The Ustinov has a track record of bringing us insights into the disturbed mind and this play by Jamie Beamish and Richard Kieswick (who performs as Dave),  is a darkly comic look inside the mind of a schizophrenic wannabe musical theatre actor. In a brief reference to his upbringing his father is dismissed as someone undeserving of his respect. Music, and in particular musical theatre, are his escape from a stultifying home life.

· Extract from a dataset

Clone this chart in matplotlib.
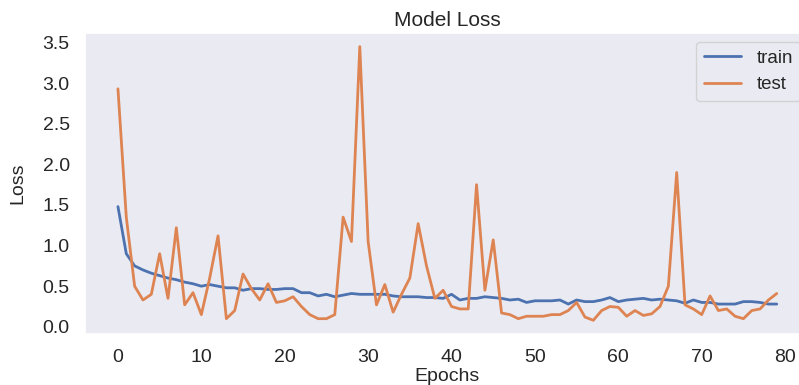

In Dave’s mind he has an abundance of talent and is well regarded by, and even a creative influence on Andrew Lloyd Webber. Not so Tim Rice, who he believes to be a negative influence on his nascent career. Act one of what is barely a two act play concerns Dave’s thwarted attempts to act alongside the White Cat in Cats who, in his narrative, is played by an ‘Essex girl’ of few words and for whom he forms an unhealthy obsession, which soon manifests as stalking.

Regularly over dramatic and with a readiness to express a point with a camp theatrical gesture, we are lured into thinking Dave’s lovable self-belief is nothing but harmless, if slightly pathetic, self-delusion. Mr Kieswick gives a likeable portrait of a musical theatre fan deluded enough to convince himself he has what it takes. The monologue bubbles along with wit and insight, uncomfortably comic and yet a pointer to a slippery slope on which a disturbed mind has little control. Unsuccessful at auditions and inexplicably – to his mind – barred from theatre stage doors on opening nights, his unrequited love of the White Cat takes a dark twist. Finding his way into her home he rummages through her dirty washing and spies on her relationship with one of the male dancers.

However it isn’t until the second half of the play that something resembling a plot emerges as the piece takes on an apparently inevitable trajectory. Malign thoughts seem to him to be rational as inexplicable disappointment dogs his inchoate career. Jokes in poor taste, raw and unmediated by artistic gloss reveal a dark mind which accompanies the often witty frivolity of a natural performer. In this vein the performers in The Sound of Music (we are left to guess which version) are bitchily referred to as “cheap slags”.

This is a cleverly performed piece of misdirection which raises a grim smile at the end of some very funny monologue.